The maximum credit risk exposure associated with the Company's
financial assets is the carrying amount.
iii) Liquidity risk
Compton is exposed to liquidity risk which is the risk that the
Company will be unable to generate or obtain sufficient cash to meet
its commitments as they come due. Mitigation of this risk is achieved
through the active management of cash and debt. In managing liquidity
risk, in addition to cash flow generated from operating activities,
the Company has access to sources of funding at competitive rates
through public debt markets, capital markets, property dispositions
and banks as disclosed in Note 5. Compton believes it has sufficient
funding through the use of these facilities to meet any foreseeable
cash requirements.
The timing of cash outflows relating to financial liabilities are
outlined below:
1 year 2-3 years 4-5 years +5 years Total
----------- ----------- ----------- ----------- -----------
Accounts
payable $ 137,226 $ - $ - $ - $ 137,226
Risk
management
liabilities 65,686 - - - 65,686
Bank debt - 470,000 - - 470,000
Senior term
notes - - - 458,370 458,370
----------- ----------- ----------- ----------- -----------
$ 202,912 $ 470,000 $ - $ 458,370 $1,131,282
----------- ----------- ----------- ----------- -----------
----------- ----------- ----------- ----------- -----------
14. Foreign exchange (gain) loss
Amounts charged to foreign exchange (gain) loss during the period ended
are as follows:
Three months ended Six months ended
June 30, June 30,
------------------------ ------------------------
2008 2007 2008 2007
----------- ----------- ----------- -----------
Foreign exchange on
translation of US$
debt $ (4,185) $ (40,275) $ 13,725 $ (45,855)
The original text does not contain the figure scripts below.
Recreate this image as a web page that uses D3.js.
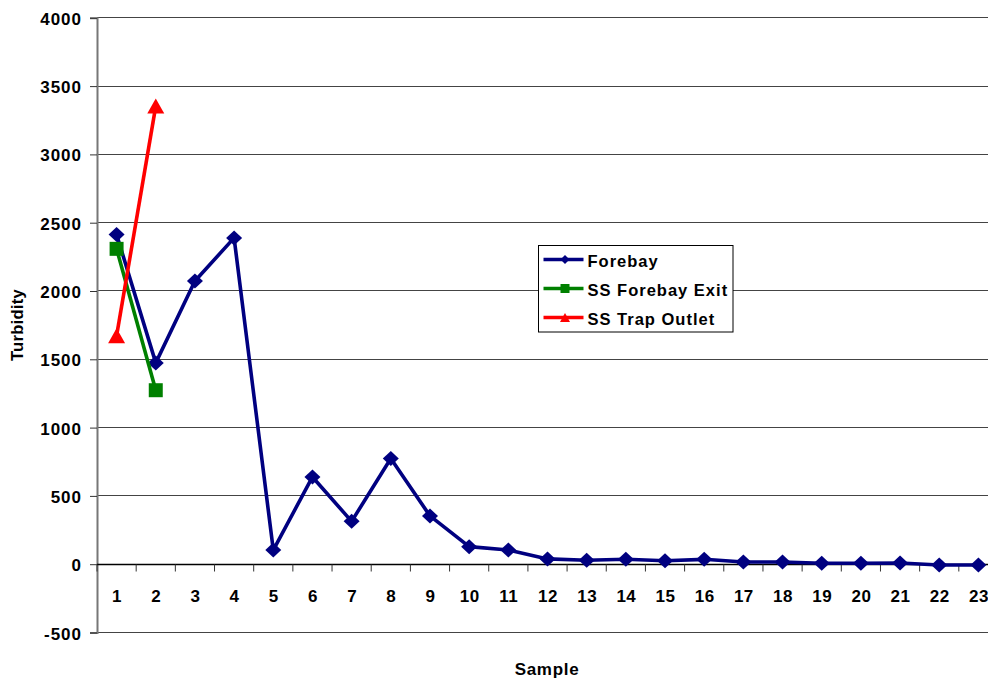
<!DOCTYPE html>
<html>
<head>
<meta charset="utf-8">
<script src="https://cdn.jsdelivr.net/npm/d3@7"></script>
<style>
  html, body { margin: 0; padding: 0; background: #fff; }
  svg { display: block; font-family: "Liberation Sans", Arial, sans-serif; }
</style>
</head>
<body>
<svg id="chart" width="988" height="679"></svg>
<script>
// Sample numbers along the x axis
const samples = d3.range(1, 24);

// Turbidity readings per sample
const forebay = [2410, 1470, 2070, 2385, 100, 635, 310, 770, 350, 125, 100, 35, 25, 33, 22, 32, 12, 12, 3, 3, 5, -10, -10];
const ssForebayExit = [2305, 1270];
const ssTrapOutlet = [1668, 3350];

const yTicks = [-500, 0, 500, 1000, 1500, 2000, 2500, 3000, 3500, 4000];

// Marker outlines (w = width, h = height) centred on the point
const markerPath = {
  diamond: (w, h) => `M0,${-h / 2}L${w / 2},0L0,${h / 2}L${-w / 2},0Z`,
  square: (w, h) => `M${-w / 2},${-h / 2}H${w / 2}V${h / 2}H${-w / 2}Z`,
  triangle: (w, h) => `M0,${-h / 2}L${w / 2},${h / 2}L${-w / 2},${h / 2}Z`
};

const seriesList = [
  { name: "Forebay", values: forebay, color: "#000080", marker: "diamond", mw: 16, mh: 15, lw: 9, lh: 9 },
  { name: "SS Forebay Exit", values: ssForebayExit, color: "#008000", marker: "square", mw: 14, mh: 14, lw: 9, lh: 9 },
  { name: "SS Trap Outlet", values: ssTrapOutlet, color: "#FF0000", marker: "triangle", mw: 17, mh: 15, lw: 10, lh: 9 }
];

const svg = d3.select("#chart");
const plotLeft = 97, plotRight = 998, plotTop = 17.3, plotBottom = 632;

const x = d3.scaleBand().domain(samples).range([plotLeft, plotRight]);
const y = d3.scaleLinear().domain([-500, 4000]).range([plotBottom, plotTop]);
const cx = d => x(d) + x.bandwidth() / 2;

// Horizontal gridlines
svg.append("g").selectAll("line").data(yTicks.filter(d => d !== 0)).join("line")
  .attr("x1", plotLeft).attr("x2", plotRight)
  .attr("y1", d => Math.round(y(d)) + 0.5).attr("y2", d => Math.round(y(d)) + 0.5)
  .attr("stroke", "#444").attr("stroke-width", 1);

// Y axis (plain hyphen for negatives)
const yAxis = svg.append("g").attr("transform", `translate(${plotLeft},0.5)`)
  .call(d3.axisLeft(y).tickValues(yTicks).tickFormat(d => String(d)).tickSize(7).tickPadding(0));
yAxis.select(".domain").attr("stroke", "#777").attr("stroke-width", 2);
yAxis.selectAll(".tick line").attr("stroke", "#333");
yAxis.selectAll("text")
  .attr("x", -15).attr("dy", 6.5)
  .attr("font-size", 17).attr("font-weight", "bold").attr("letter-spacing", 1)
  .attr("fill", "#000").attr("font-family", "Liberation Sans, Arial, sans-serif");

// X axis drawn at zero, with ticks between categories
const y0 = Math.round(y(0)) + 0.5;
const xg = svg.append("g").attr("transform", `translate(0,${y0})`);
xg.append("line").attr("x1", plotLeft).attr("x2", plotRight).attr("stroke", "#000").attr("stroke-width", 1.5);
xg.selectAll("line.tk").data(d3.range(0, samples.length + 1)).join("line").attr("class", "tk")
  .attr("x1", i => plotLeft + i * x.bandwidth()).attr("x2", i => plotLeft + i * x.bandwidth())
  .attr("y1", 0).attr("y2", 7).attr("stroke", "#333");
xg.selectAll("text").data(samples).join("text")
  .attr("x", d => cx(d) + 0.5).attr("y", 37)
  .attr("text-anchor", "middle").attr("font-size", 17).attr("font-weight", "bold").attr("letter-spacing", 0.5)
  .text(d => d);

// Series lines and markers
const line = d3.line().x((d, i) => cx(samples[i])).y(d => y(d));
seriesList.forEach(s => {
  svg.append("path").datum(s.values).attr("d", line)
    .attr("fill", "none").attr("stroke", s.color).attr("stroke-width", 3.6).attr("stroke-linejoin", "round");
  svg.append("g").selectAll("path").data(s.values).join("path")
    .attr("transform", (d, i) => `translate(${cx(samples[i])},${y(d)})`)
    .attr("d", markerPath[s.marker](s.mw, s.mh))
    .attr("fill", s.color);
});

// Axis titles
svg.append("text").attr("x", 547).attr("y", 675).attr("text-anchor", "middle")
  .attr("font-size", 17).attr("font-weight", "bold").attr("letter-spacing", 0.7).text("Sample");
svg.append("text").attr("transform", "translate(23,325) rotate(-90)").attr("text-anchor", "middle")
  .attr("font-size", 16.5).attr("font-weight", "bold").attr("letter-spacing", 0.3).text("Turbidity");

// Legend
const lg = svg.append("g").attr("transform", "translate(538.5,245.5)");
lg.append("rect").attr("width", 194.5).attr("height", 86.5).attr("fill", "#fff").attr("stroke", "#000").attr("stroke-width", 1);
seriesList.forEach((s, i) => {
  const ly = 14 + i * 29;
  lg.append("line").attr("x1", 5).attr("x2", 45).attr("y1", ly).attr("y2", ly)
    .attr("stroke", s.color).attr("stroke-width", 3.3);
  lg.append("path").attr("transform", `translate(26.5,${ly})`)
    .attr("d", markerPath[s.marker](s.lw, s.lh)).attr("fill", s.color);
  lg.append("text").attr("x", 49).attr("y", ly + 7).attr("font-size", 16.5).attr("font-weight", "bold")
    .attr("letter-spacing", 1.0).text(s.name);
});
</script>
</body>
</html>
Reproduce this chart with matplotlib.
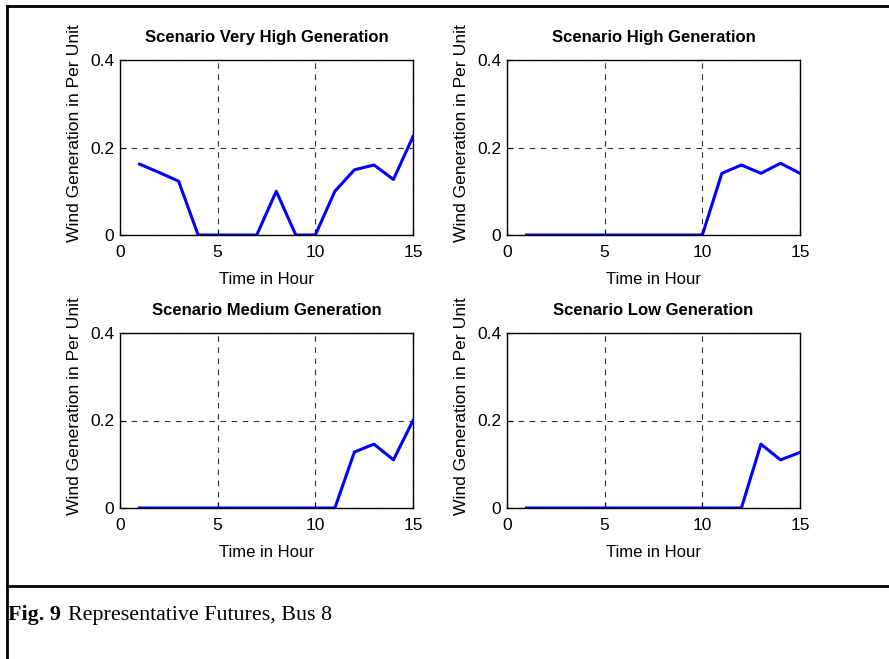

Other foreign exchange 38 584 34 642
----------- ----------- ----------- -----------
Total (gain) loss $ (4,147) $ (39,691) $ 13,759 $ (45,213)
----------- ----------- ----------- -----------
----------- ----------- ----------- -----------
15. Supplemental cash flow information
Amounts actually paid during the period relating to interest expense and
capital taxes are as follows:
Three months ended Six months ended
June 30, June 30,
------------------------ ------------------------
2008 2007 2008 2007
----------- ----------- ----------- -----------
Interest paid $ 24,598 $ 25,336 $ 31,230 $ 29,517
Taxes paid - - - -
----------- ----------- ----------- -----------
$ 24,598 $ 25,336 $ 31,230 $ 29,517
----------- ----------- ----------- -----------
----------- ----------- ----------- -----------
16. Strategic review
In response to certain concerns raised by Centennial Energy Partners LLC,
a major shareholder of Compton, the Board of Directors of the Company
announced, in a news release dated February 28, 2008, that it would
undertake a formal review of the Company's business plans and
alternatives for enhancing shareholder value. The review was conducted
under the direction of a Special Committee of the Board comprised of
Compton's independent directors.
Subsequent to the completion of the review process, as announced on
June 11, 2008, the Company's Board of Directors has determined to seek a
buyer for all of the capital stock of the Company.
The Company has estimated direct costs associated with, and resulting
from the review process will total approximately $10.8 million. These
costs include among others, consulting and advisory fees, legal fees, and
costs relating to employee retention but do not include fees payable
associated with a sale of the Company. Costs are recognized as incurred
and, as at June 30, 2008, the Company has recorded $6.2 million of
strategic review related expenses.
17. Subsequent events
Subsequent to June 30, 2008, the Company closed the transaction for the
sale of certain assets in the Peace River Arch. Gross proceeds before
adjustments were received in the amount of $38.5 million from the
disposition. Additionally, Purchase and Sale Agreements have been
executed relating to the sale of assets at Zama, Thornbury and Cecil. The
Company anticipates that these sales will close in August, with expected
gross proceeds before adjustments of $179.6 million.
18. Reclassification
Certain amounts disclosed for prior periods have been reclassified to
conform with current period presentation.